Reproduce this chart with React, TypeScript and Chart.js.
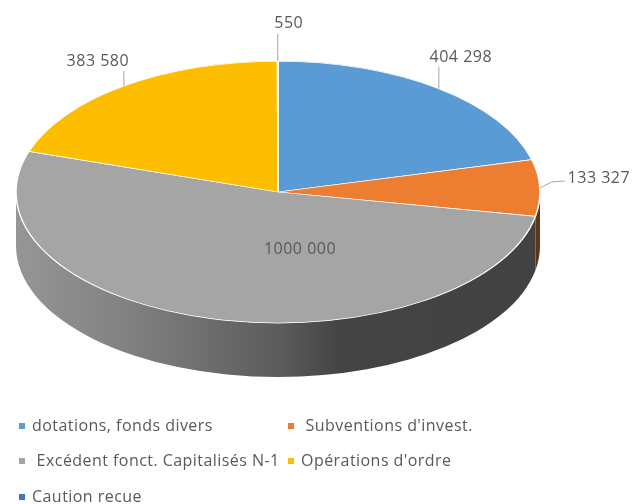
import React, { useEffect, useRef } from "react";
import { Chart, registerables } from "chart.js";

Chart.register(...registerables);

const categories = [
  "dotations, fonds divers",
  " Subventions d'invest.",
  " Excédent fonct. Capitalisés N-1",
  "Opérations d'ordre",
  "Caution recue",
];
const values = [404298, 133327, 1000000, 383580, 550];
const valueLabels = ["404 298", "133 327", "1000 000", "383 580", "550"];
const colors = ["#5B9BD5", "#ED7D31", "#A5A5A5", "#FDBE00", "#4472C4"];
const wallStops = [
  ["#3f6c94", "#3f6c94"],
  ["#8a4c20", "#5e3618"],
  ["#949494", "#424242"],
  ["#b38600", "#b38600"],
  ["#2f5089", "#2f5089"],
];

const SQUASH = 0.5;
const DEPTH = 54;
const TEXT = "#595959";
const FONT = '"Open Sans", sans-serif';

// leader path (relative to the slice's rim point at mid-angle) and text centre
const callouts = [
  { path: [[0, -22]], text: [22, -31] },
  { path: [[12, -6], [25, -7]], text: [59, -10] },
  { path: [], text: null, inside: [22, 57] },
  { path: [[0, -15]], text: [-26, -25] },
  { path: [[0, -27]], text: [11, -38] },
];
const legendSlots = [
  { box: [19, 423], text: [32, 426] },
  { box: [288, 423], text: [301, 426] },
  { box: [19, 458], text: [32, 461] },
  { box: [288, 458], text: [301, 461] },
  { box: [19, 494], text: [32, 497] },
];

const pie3d = {
  id: "pie3d",
  beforeDatasetsDraw(chart: any) {
    const ctx = chart.ctx;
    const arcs = chart.getDatasetMeta(0).data;
    const { x: cx, y: cy, outerRadius: r } = arcs[0];
    const ry = r * SQUASH;
    arcs.forEach((arc: any, i: number) => {
      const s = Math.max(arc.startAngle, 0);
      const e = Math.min(arc.endAngle, Math.PI);
      if (e <= s) return;
      const g = ctx.createLinearGradient(cx - r, 0, cx + r, 0);
      if (i === 2) {
        g.addColorStop(0, "#969696");
        g.addColorStop(0.22, "#808080");
        g.addColorStop(0.5, "#5c5c5c");
        g.addColorStop(0.62, "#444444");
        g.addColorStop(1, "#424242");
      } else {
        g.addColorStop(0, wallStops[i][0]);
        g.addColorStop(1, wallStops[i][1]);
      }
      ctx.save();
      ctx.beginPath();
      ctx.ellipse(cx, cy, r, ry, 0, s, e);
      ctx.ellipse(cx, cy + DEPTH, r, ry, 0, e, s, true);
      ctx.closePath();
      ctx.fillStyle = g;
      ctx.fill();
      ctx.restore();
    });
    ctx.save();
    ctx.translate(cx, cy);
    ctx.scale(1, SQUASH);
    ctx.translate(-cx, -cy);
  },
  afterDatasetsDraw(chart: any) {
    const ctx = chart.ctx;
    ctx.restore();
    const arcs = chart.getDatasetMeta(0).data;
    const { x: cx, y: cy, outerRadius: r } = arcs[0];
    ctx.save();
    ctx.textBaseline = "middle";
    arcs.forEach((arc: any, i: number) => {
      const mid = (arc.startAngle + arc.endAngle) / 2;
      const px = cx + r * Math.cos(mid);
      const py = cy + r * SQUASH * Math.sin(mid);
      const c: any = callouts[i];
      ctx.font = `16px ${FONT}`;
      ctx.letterSpacing = "0.5px";
      ctx.fillStyle = TEXT;
      ctx.textAlign = "center";
      if (c.inside) {
        ctx.fillText(valueLabels[i], cx + c.inside[0], cy + c.inside[1]);
        return;
      }
      ctx.strokeStyle = "#a6a6a6";
      ctx.lineWidth = 1;
      ctx.beginPath();
      ctx.moveTo(px, py);
      c.path.forEach((p: number[]) => ctx.lineTo(px + p[0], py + p[1]));
      ctx.stroke();
      ctx.fillText(valueLabels[i], px + c.text[0], py + c.text[1]);
    });
    ctx.textAlign = "left";
    ctx.font = `16px ${FONT}`;
    ctx.letterSpacing = "0.45px";
    categories.forEach((name, i) => {
      const slot = legendSlots[i];
      ctx.fillStyle = colors[i];
      ctx.fillRect(slot.box[0], slot.box[1], 6, 6);
      ctx.fillStyle = TEXT;
      ctx.fillText(name, slot.text[0], slot.text[1]);
    });
    ctx.restore();
  },
};

export default function App() {
  const ref = useRef<HTMLCanvasElement>(null);
  useEffect(() => {
    const chart = new Chart(ref.current as HTMLCanvasElement, {
      type: "pie",
      data: {
        labels: categories,
        datasets: [
          {
            data: values,
            backgroundColor: colors,
            borderColor: "#ffffff",
            borderWidth: 1.5,
            radius: 262,
            clip: false,
          } as any,
        ],
      },
      options: {
        responsive: false,
        animation: false,
        layout: { padding: { left: 0, top: 0, right: 88, bottom: 120 } },
        plugins: { legend: { display: false }, tooltip: { enabled: false } },
      },
      plugins: [pie3d],
    } as any);
    return () => chart.destroy();
  }, []);
  return (
    <div style={{ position: "absolute", left: 0, top: 0, width: 644, height: 504, background: "#fff", overflow: "hidden" }}>
      <canvas ref={ref} width={644} height={504} style={{ display: "block", width: 644, height: 504, filter: "blur(0.45px)" }} />
    </div>
  );
}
+ + + +
• [SHORT EXERCISE] Without the pictures, please reproduce each line of the listing above exactly, from the first one through the line bearing "Chart.register(...registerables);".

• [ANSWER BELOW]
Reproduce this chart with React, TypeScript and Chart.js.
import React, { useEffect, useRef } from "react";
import { Chart, registerables } from "chart.js";

Chart.register(...registerables);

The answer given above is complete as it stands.